The chapter focuses on the multifactory model, its evolution, and a step-by-step guide to building a multifactory. The first part of the chapter will present the reasons that led the authors to the decision to elaborate a model for a co-manufacturing space, the main features that characterize a multifactory, the key points of the multifactory model, and a description of the salient elements that have characterized Bigmagma, the development environment of the multifactory model. The second part presents the result of the evolutionary path of the model, presenting the subdivision into phases and macrophases of the intervention model and describing the first complete experience of application of the multifactory model, R84 Multifactory Mantua.



In this chapter, the authors present some relevant examples of shared workplaces they visited during the research. These are not to be intended as best practices. They are not examples of multifactories. These places are important because in each of them the authors found some relevant inspiration, issue, or practice, in order to develop the multifactory model. Authors visited and studied all of these places during the first step of the research while building the multifactory model (2012-2014) or the second step, the testing phase of the model (2015-2016). For this book, the authors asked some spaces to describe themselves following a similar presentation path. The authors wanted them to explain their own specialities and their motivation in order to better understand similarities and differences. The following chapter is based on these personal communications, which have been slightly modified in order to better stress specific points.



This chapter gives a general overview of the main issues relating to co-manufacturing spaces and which could be the direction for further research. Crowdworkers are shaping a new model of society, fair, supportive, inclusive and based on participative tools. Co-manufacturing spaces are the places to realize and experiment this model, make it grow, and spread it. But there are still many weaknesses, risks, and problems to be solved, starting from education. In this chapter, these themes are briefly presented, as they are open topics and can be traces for future research.

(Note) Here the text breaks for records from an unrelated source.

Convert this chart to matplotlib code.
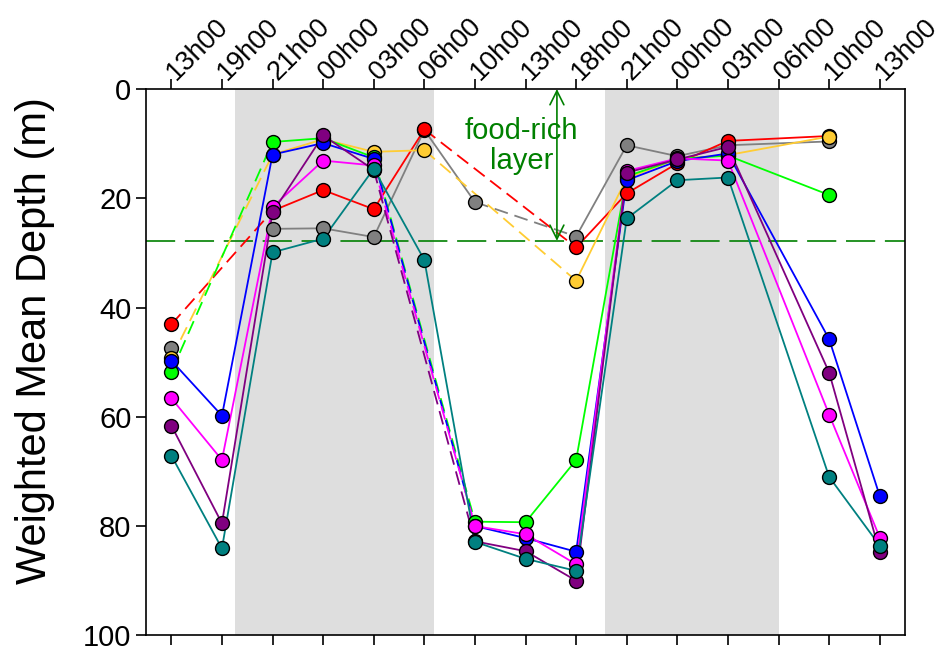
import numpy as np
import matplotlib
matplotlib.use('Agg')
import matplotlib.pyplot as plt

plt.rcParams['font.family'] = ['Liberation Sans', 'DejaVu Sans']
plt.rcParams['lines.scale_dashes'] = False

nan = np.nan

times = ['13h00', '19h00', '21h00', '00h00', '03h00', '06h00', '10h00', '13h00',
         '18h00', '21h00', '00h00', '03h00', '06h00', '10h00', '13h00']

red     = [43.1, nan, 22.3, 18.5, 22.0, 7.4, nan, nan, 29.0, 19.1, 13.6, 9.5, nan, 8.6, nan]
gray    = [47.5, nan, 25.6, 25.5, 27.1, 7.5, 20.7, nan, 27.0, 10.3, 12.3, 10.3, nan, 9.6, nan]
yellow  = [49.3, nan, 12.0, 9.2, 11.5, 11.2, nan, nan, 35.1, 16.3, 12.8, 12.1, nan, 8.7, nan]
green   = [51.8, nan, 9.7, 9.0, 12.5, nan, 79.2, 79.3, 67.9, 16.0, 12.8, 12.2, nan, 19.4, nan]
blue    = [49.7, 59.8, 12.0, 9.9, 12.8, nan, 80.0, 82.2, 84.7, 16.7, 13.2, 11.8, nan, 45.8, 74.5]
magenta = [56.6, 67.9, 21.6, 13.1, 14.0, nan, 80.0, 81.5, 87.0, 15.0, 12.7, 13.1, nan, 59.6, 82.1]
purple  = [61.6, 79.5, 22.6, 8.5, 14.8, nan, 82.8, 84.6, 90.0, 15.3, 12.9, 10.6, nan, 51.9, 84.8]
teal    = [67.1, 84.1, 29.9, 27.4, 14.6, 31.3, 82.9, 86.0, 88.2, 23.7, 16.7, 16.2, nan, 71.0, 83.6]

food_layer = 27.8
nights = [(1.25, 5.2), (8.58, 12.0)]

series = [
    (gray, '#808080'),
    (red, '#ff0000'),
    (yellow, '#ffcc33'),
    (green, '#00ff00'),
    (blue, '#0000ff'),
    (magenta, '#ff00ff'),
    (purple, '#800080'),
    (teal, '#008080'),
]
# gaps that are not bridged by a dashed line
no_link = {'#808080': [(0, 2)]}

fig = plt.figure(figsize=(9.41, 6.52), dpi=100)
ax = fig.add_axes([0.1552, 0.0256, 0.8066, 0.8379])

for a, b in nights:
    ax.axvspan(a, b, color='#dedede', lw=0, zorder=0)

ax.axhline(food_layer, color='#008000', lw=1.2, dashes=(21, 7), zorder=1)

allv = np.array([s for s, c in series], dtype=float)
sampled = [i for i in range(len(times)) if not np.all(np.isnan(allv[:, i]))]

for k, (vals, col) in enumerate(series):
    v = np.array(vals, dtype=float)
    pts = [i for i in sampled if not np.isnan(v[i])]
    for p, q in zip(pts[:-1], pts[1:]):
        gap = sampled.index(q) - sampled.index(p) > 1
        if gap and (p, q) in no_link.get(col, []):
            continue
        if gap:
            ax.plot([p, q], [v[p], v[q]], color=col, lw=1.3, dashes=(10, 5), zorder=2 + k * 0.01)
        else:
            ax.plot([p, q], [v[p], v[q]], color=col, lw=1.3, zorder=2 + k * 0.01)
    ax.plot(pts, v[pts], 'o', ms=10, mfc=col, mec='black', mew=1.0, zorder=3 + k * 0.01)

ax.annotate('', xy=(7.62, 0), xytext=(7.62, food_layer),
            arrowprops=dict(arrowstyle='<->', color='#008000', lw=1.2,
                            mutation_scale=25, shrinkA=0, shrinkB=0), zorder=4)
ax.text(6.92, 10.4, 'food-rich\nlayer', color='#008000', fontsize=21,
        ha='center', va='center', linespacing=1.1)

ax.set_xlim(-0.5, 14.5)
ax.set_ylim(100, 0)
ax.set_yticks([0, 20, 40, 60, 80, 100])
ax.set_xticks(range(len(times)))
ax.xaxis.set_ticks_position('both')
ax.tick_params(axis='x', which='both', direction='out', length=7, width=1.2,
               labelbottom=False, labeltop=True, labelsize=19.5, pad=2)
ax.tick_params(axis='y', direction='out', length=7, width=1.2, labelsize=21, right=False)
ax.set_xticklabels(times, rotation=45, ha='left', va='center', rotation_mode='anchor')
ax.set_ylabel('Weighted Mean Depth (m)', fontsize=30)
ax.yaxis.set_label_coords(-0.12, 0.54)
for sp in ax.spines.values():
    sp.set_linewidth(1.2)

fig.savefig('out.png', dpi=100)
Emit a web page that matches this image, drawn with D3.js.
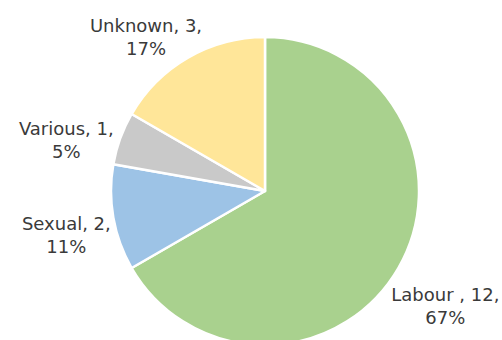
<!DOCTYPE html>
<html>
<head>
<meta charset="utf-8">
<script src="https://cdn.jsdelivr.net/npm/d3@7"></script>
<style>
  html, body { margin: 0; padding: 0; background: #ffffff; }
  svg { display: block; }
</style>
</head>
<body>
<svg id="chart" width="502" height="340"></svg>
<script>
// ---- data ----
const categories = ["Labour ", "Sexual", "Various", "Unknown"];
const values = [12, 2, 1, 3];
const percentLabels = ["67%", "11%", "5%", "17%"];
const colors = ["#A9D18E", "#9DC3E6", "#C9C9C9", "#FFE699"];

// ---- layout ----
const width = 502, height = 340;
const cx = 265, cy = 191, radius = 154;
// label nudges relative to the slice's outer mid-point (x of text centre, baseline of first line)
const labelNudge = [[47, 33], [-47, 12], [-54, -3], [-42, -26]];
const lineGap = 23;

const svg = d3.select("#chart");
const g = svg.append("g").attr("transform", `translate(${cx},${cy})`);

const pie = d3.pie().sort(null).value(d => d.value).startAngle(0).endAngle(2 * Math.PI);
const data = categories.map((c, i) => ({ name: c, value: values[i], pct: percentLabels[i], color: colors[i], i }));
const arcs = pie(data);

const arc = d3.arc().innerRadius(0).outerRadius(radius);
const edgeArc = d3.arc().innerRadius(radius).outerRadius(radius);

g.selectAll("path.slice")
  .data(arcs)
  .join("path")
  .attr("class", "slice")
  .attr("d", arc)
  .attr("fill", d => d.data.color)
  .attr("stroke", "#ffffff")
  .attr("stroke-width", 2.5)
  .attr("stroke-linejoin", "round");

const labels = g.selectAll("text.lbl")
  .data(arcs)
  .join("text")
  .attr("class", "lbl")
  .attr("text-anchor", "middle")
  .attr("font-family", "DejaVu Sans, Verdana, sans-serif")
  .attr("font-size", 18)
  .attr("fill", "#3a3a3a");

labels.each(function(d) {
  const [ax, ay] = edgeArc.centroid(d);
  const [nx, ny] = labelNudge[d.data.i];
  const x = ax + nx, y = ay + ny;
  const t = d3.select(this);
  t.append("tspan").attr("x", x).attr("y", y).text(`${d.data.name}, ${d.data.value},`);
  t.append("tspan").attr("x", x).attr("y", y + lineGap).text(d.data.pct);
});
</script>
</body>
</html>
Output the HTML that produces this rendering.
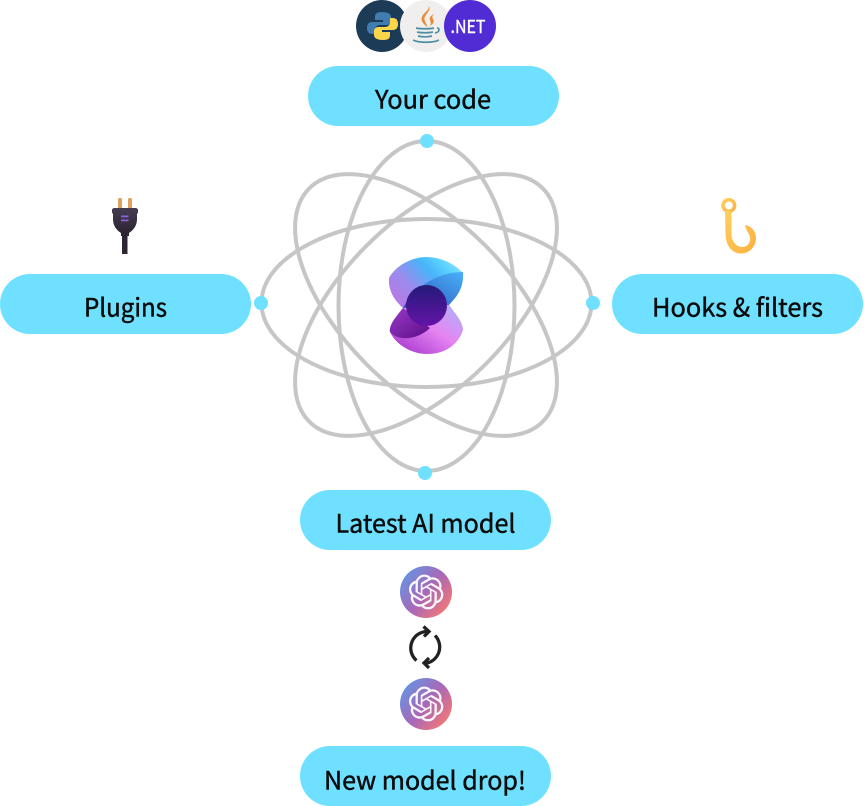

Crowdworkers are a social class which takes form from a common social and economic situation. People in a similar situation organize themselves as a whole, in order to increase their chances to improve their lives. These people were similar among different countries, and expressed similar concepts, values, lifestyles. They organized their professional activities in a similar way, had similar goals, and in the workplaces the overall organization of the relationships between members of the co-manufacturing spaces reflected these similarities. This chapter underlines some important aspects that lead to the idea of crowdworkers as a social class. Crowdworkers are economic agents and the change in society they bring is mainly recognizable at the level of economic dynamics. That said, economic dynamics come with social ones and can have a huge social impact. Although it is never easy to define how social and economic dynamics interact and influence each other, under a general point of view the authors agree with the conclusions of Federico Caffè, who believes that in society the driving force is social, and economic dynamics follow the social ones.